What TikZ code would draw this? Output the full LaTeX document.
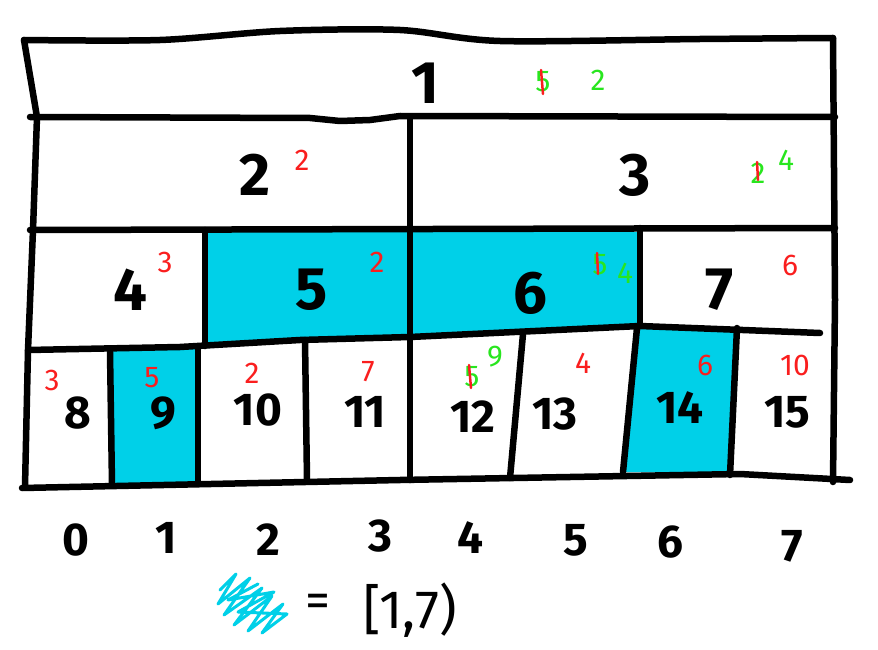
\documentclass[tikz,border=0pt]{standalone}
\usepackage{fontspec}
\setmainfont{Fira Sans}
\definecolor{cy}{RGB}{0,208,232}
\definecolor{gr}{RGB}{40,230,30}
\definecolor{rd}{RGB}{250,30,30}
\begin{document}
\begin{tikzpicture}[x=1pt,y=-1pt,
  ln/.style={line width=6.5pt,line cap=round,line join=round,black},
  big/.style={font=\fontsize{60}{62}\selectfont\bfseries, inner sep=0pt},
  mid/.style={font=\fontsize{46}{48}\selectfont\bfseries, inner sep=0pt},
  idx/.style={font=\fontsize{46}{48}\selectfont\bfseries, inner sep=0pt},
  rnote/.style={text=rd,font=\fontsize{30}{32}\selectfont, inner sep=0pt},
  gnote/.style={text=gr,font=\fontsize{30}{32}\selectfont, inner sep=0pt},
  strike/.style={draw=rd,line width=2.5pt,line cap=round},
  hl/.style={fill=cy,draw=none}]
\useasboundingbox[fill=white] (0,0) rectangle (878,650);
% highlighted cells
\fill[hl] (205,232) -- (410,232) -- (410,338) -- (300,341) -- (205,346) -- cycle;
\fill[hl] (410,232) -- (640,232) -- (640,326) -- (410,337) -- cycle;
\fill[hl] (112,350) -- (198,347) -- (198,482) -- (112,485) -- cycle;
\fill[hl] (637,328) -- (737,328) -- (730,473) -- (623,472) -- cycle;
% outline and rows
\draw[ln] plot[smooth] coordinates {(24,40) (160,40) (280,31) (400,30) (500,41) (700,39) (833,38)};
\draw[ln] (833,38) -- (835,300) -- (833,482);
\draw[ln] (24,40) -- (37,117) -- (33,230) -- (28,350) -- (25,487);
\draw[ln] (30,117) -- (310,118) -- (340,121) -- (370,120) -- (400,116) -- (835,117);
\draw[ln] (30,230) -- (835,228);
\draw[ln] (28,350) -- (180,347) -- (300,340) -- (410,337) -- (640,326) -- (820,333);
\draw[ln] (22,488) -- (400,480) -- (740,474) -- (850,480);
% vertical dividers
\draw[ln] (410,117) -- (410,480);
\draw[ln] (205,230) -- (205,346);
\draw[ln] (640,228) -- (640,326);
\draw[ln] (110,352) -- (112,485);
\draw[ln] (198,347) -- (198,482);
\draw[ln] (305,340) -- (307,480);
\draw[ln] (523,334) -- (510,478);
\draw[ln] (637,328) -- (623,472);
\draw[ln] (737,328) -- (730,475);
% level 1
\node[big] (n1) at (425,83) {1};
\node[gnote] (s1) at (543,82) {5};
\draw[strike] (541,70) -- (543,94);
\node[gnote] (v1) at (598,80) {2};
% level 2
\node[big] (n2) at (255,175) {2};
\node[rnote] (r2) at (302,160) {2};
\node[big] (n3) at (635,175) {3};
\node[gnote] (s3) at (758,173) {2};
\draw[strike] (757,162) -- (758,180);
\node[gnote] (v3) at (786,160) {4};
% level 3
\node[big] (n4) at (130,290) {4};
\node[rnote] (r4) at (165,262) {3};
\node[big] (n5) at (312,290) {5};
\node[rnote] (r5) at (377,262) {2};
\node[big] (n6) at (530,293) {6};
\node[gnote] (s6) at (600,265) {5};
\draw[strike] (597,253) -- (598,274);
\node[gnote] (v6) at (625,273) {4};
\node[big] (n7) at (720,290) {7};
\node[rnote] (r7) at (790,265) {6};
% level 4
\node[mid] (n8) at (78,413) {8};
\node[rnote] (r8) at (52,380) {3};
\node[mid] (n9) at (163,413) {9};
\node[rnote] (r9) at (152,378) {5};
\node[mid] (n10) at (258,410) {10};
\node[rnote] (r10) at (252,373) {2};
\node[mid] (n11) at (365,412) {11};
\node[rnote] (r11) at (368,372) {7};
\node[mid] (n12) at (473,417) {12};
\node[gnote] (s12) at (472,377) {5};
\draw[strike] (469,365) -- (471,388);
\node[gnote] (v12) at (495,357) {9};
\node[mid] (n13) at (555,414) {13};
\node[rnote] (r13) at (583,363) {4};
\node[mid] (n14) at (680,408) {14};
\node[rnote] (r14) at (705,365) {6};
\node[mid] (n15) at (787,412) {15};
\node[rnote] (r15) at (795,365) {10};
% indices
\node[idx] (i0) at (76,540) {0};
\node[idx] (i1) at (166,538) {1};
\node[idx] (i2) at (268,540) {2};
\node[idx] (i3) at (380,536) {3};
\node[idx] (i4) at (470,538) {4};
\node[idx] (i5) at (576,540) {5};
\node[idx] (i6) at (670,542) {6};
\node[idx] (i7) at (792,546) {7};
% legend
\draw[cy,line width=3pt,line cap=round,line join=round]
  (220,590) -- (236,574) -- (218,604) -- (250,578) -- (224,615) -- (262,588)
  -- (234,625) -- (272,596) -- (248,631) -- (283,604) -- (262,633) -- (287,614)
  -- (238,612) -- (274,592) -- (228,600) -- (258,584);
\node[font=\fontsize{50}{52}\selectfont, inner sep=0pt] (eq) at (318,606) {=};
\node[font=\fontsize{54}{56}\selectfont, inner sep=0pt] (leg) at (410,610) {[1,7)};
\end{tikzpicture}
\end{document}
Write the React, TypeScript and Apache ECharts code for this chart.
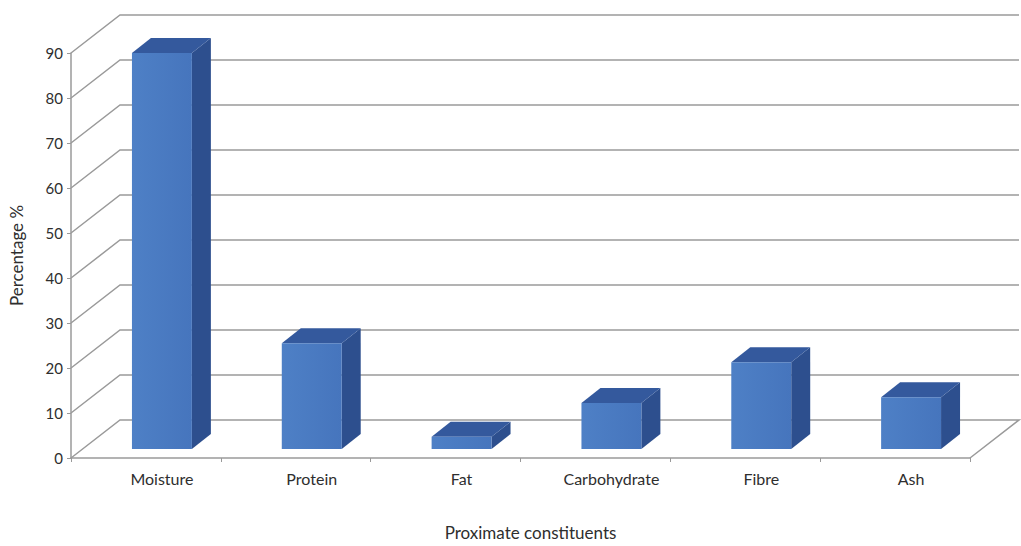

◆ **YOUR OBJECTIVE**
The records above must be echoed exactly, minus their pictures.

◆ **ANSWER IN FULL**
What TikZ code would draw this? Output the full LaTeX document.
\documentclass[tikz,border=0pt]{standalone}
\usepackage{fontspec}
\setmainfont{Fira Sans}
\definecolor{cy}{RGB}{0,208,232}
\definecolor{gr}{RGB}{40,230,30}
\definecolor{rd}{RGB}{250,30,30}
\begin{document}
\begin{tikzpicture}[x=1pt,y=-1pt,
  ln/.style={line width=6.5pt,line cap=round,line join=round,black},
  big/.style={font=\fontsize{60}{62}\selectfont\bfseries, inner sep=0pt},
  mid/.style={font=\fontsize{46}{48}\selectfont\bfseries, inner sep=0pt},
  idx/.style={font=\fontsize{46}{48}\selectfont\bfseries, inner sep=0pt},
  rnote/.style={text=rd,font=\fontsize{30}{32}\selectfont, inner sep=0pt},
  gnote/.style={text=gr,font=\fontsize{30}{32}\selectfont, inner sep=0pt},
  strike/.style={draw=rd,line width=2.5pt,line cap=round},
  hl/.style={fill=cy,draw=none}]
\useasboundingbox[fill=white] (0,0) rectangle (878,650);
% highlighted cells
\fill[hl] (205,232) -- (410,232) -- (410,338) -- (300,341) -- (205,346) -- cycle;
\fill[hl] (410,232) -- (640,232) -- (640,326) -- (410,337) -- cycle;
\fill[hl] (112,350) -- (198,347) -- (198,482) -- (112,485) -- cycle;
\fill[hl] (637,328) -- (737,328) -- (730,473) -- (623,472) -- cycle;
% outline and rows
\draw[ln] plot[smooth] coordinates {(24,40) (160,40) (280,31) (400,30) (500,41) (700,39) (833,38)};
\draw[ln] (833,38) -- (835,300) -- (833,482);
\draw[ln] (24,40) -- (37,117) -- (33,230) -- (28,350) -- (25,487);
\draw[ln] (30,117) -- (310,118) -- (340,121) -- (370,120) -- (400,116) -- (835,117);
\draw[ln] (30,230) -- (835,228);
\draw[ln] (28,350) -- (180,347) -- (300,340) -- (410,337) -- (640,326) -- (820,333);
\draw[ln] (22,488) -- (400,480) -- (740,474) -- (850,480);
% vertical dividers
\draw[ln] (410,117) -- (410,480);
\draw[ln] (205,230) -- (205,346);
\draw[ln] (640,228) -- (640,326);
\draw[ln] (110,352) -- (112,485);
\draw[ln] (198,347) -- (198,482);
\draw[ln] (305,340) -- (307,480);
\draw[ln] (523,334) -- (510,478);
\draw[ln] (637,328) -- (623,472);
\draw[ln] (737,328) -- (730,475);
% level 1
\node[big] (n1) at (425,83) {1};
\node[gnote] (s1) at (543,82) {5};
\draw[strike] (541,70) -- (543,94);
\node[gnote] (v1) at (598,80) {2};
% level 2
\node[big] (n2) at (255,175) {2};
\node[rnote] (r2) at (302,160) {2};
\node[big] (n3) at (635,175) {3};
\node[gnote] (s3) at (758,173) {2};
\draw[strike] (757,162) -- (758,180);
\node[gnote] (v3) at (786,160) {4};
% level 3
\node[big] (n4) at (130,290) {4};
\node[rnote] (r4) at (165,262) {3};
\node[big] (n5) at (312,290) {5};
\node[rnote] (r5) at (377,262) {2};
\node[big] (n6) at (530,293) {6};
\node[gnote] (s6) at (600,265) {5};
\draw[strike] (597,253) -- (598,274);
\node[gnote] (v6) at (625,273) {4};
\node[big] (n7) at (720,290) {7};
\node[rnote] (r7) at (790,265) {6};
% level 4
\node[mid] (n8) at (78,413) {8};
\node[rnote] (r8) at (52,380) {3};
\node[mid] (n9) at (163,413) {9};
\node[rnote] (r9) at (152,378) {5};
\node[mid] (n10) at (258,410) {10};
\node[rnote] (r10) at (252,373) {2};
\node[mid] (n11) at (365,412) {11};
\node[rnote] (r11) at (368,372) {7};
\node[mid] (n12) at (473,417) {12};
\node[gnote] (s12) at (472,377) {5};
\draw[strike] (469,365) -- (471,388);
\node[gnote] (v12) at (495,357) {9};
\node[mid] (n13) at (555,414) {13};
\node[rnote] (r13) at (583,363) {4};
\node[mid] (n14) at (680,408) {14};
\node[rnote] (r14) at (705,365) {6};
\node[mid] (n15) at (787,412) {15};
\node[rnote] (r15) at (795,365) {10};
% indices
\node[idx] (i0) at (76,540) {0};
\node[idx] (i1) at (166,538) {1};
\node[idx] (i2) at (268,540) {2};
\node[idx] (i3) at (380,536) {3};
\node[idx] (i4) at (470,538) {4};
\node[idx] (i5) at (576,540) {5};
\node[idx] (i6) at (670,542) {6};
\node[idx] (i7) at (792,546) {7};
% legend
\draw[cy,line width=3pt,line cap=round,line join=round]
  (220,590) -- (236,574) -- (218,604) -- (250,578) -- (224,615) -- (262,588)
  -- (234,625) -- (272,596) -- (248,631) -- (283,604) -- (262,633) -- (287,614)
  -- (238,612) -- (274,592) -- (228,600) -- (258,584);
\node[font=\fontsize{50}{52}\selectfont, inner sep=0pt] (eq) at (318,606) {=};
\node[font=\fontsize{54}{56}\selectfont, inner sep=0pt] (leg) at (410,610) {[1,7)};
\end{tikzpicture}
\end{document}
Write the React, TypeScript and Apache ECharts code for this chart.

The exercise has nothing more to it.